Lilliefors

Assesses the normality of feature distributions in an ML model's training dataset using the Lilliefors test.

Purpose

The purpose of this metric is to utilize the Lilliefors test, named in honor of the Swedish statistician Hubert Lilliefors, in order to assess whether the features of the machine learning model's training dataset conform to a normal distribution. This is done because the assumption of normal distribution plays a vital role in numerous statistical procedures as well as numerous machine learning models. Should the features fail to follow a normal distribution, some model types may not operate at optimal efficiency. This can potentially lead to inaccurate predictions.

Test Mechanism

The application of this test happens across all feature columns within the training dataset. For each feature, the Lilliefors test returns a test statistic and p-value. The test statistic quantifies how far the feature's distribution is from an ideal normal distribution, whereas the p-value aids in determining the statistical relevance of this deviation. The final results are stored within a dictionary, the keys of which correspond to the name of the feature column, and the values being another dictionary which houses the test statistic and p-value.

Signs of High Risk

If the p-value corresponding to a specific feature sinks below a pre-established significance level, generally set at 0.05, then it can be deduced that the distribution of that feature significantly deviates from a normal distribution. This can present a high risk for models that assume normality, as these models may perform inaccurately or inefficiently in the presence of such a feature.

Strengths

One advantage of the Lilliefors test is its utility irrespective of whether the mean and variance of the normal distribution are known in advance.

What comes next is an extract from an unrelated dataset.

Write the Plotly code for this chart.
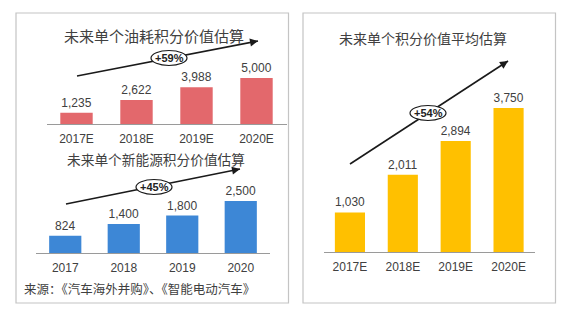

This makes it a more robust option in real-world situations where these values might not be known.
The test has the ability to screen every feature column, offering a holistic view of the dataset.

Limitations

Despite the practical applications of the Lilliefors test in validating normality, it does come with some limitations.
It is only capable of testing unidimensional data, thus rendering it ineffective for datasets with interactions between features or multi-dimensional phenomena.
The test might not be as sensitive as some other tests (like the Anderson-Darling test) in detecting deviations from a normal distribution.
Like any other statistical test, Lilliefors test may also produce false positives or negatives. Hence, banking solely on this test, without considering other characteristics of the data, may give rise to risks.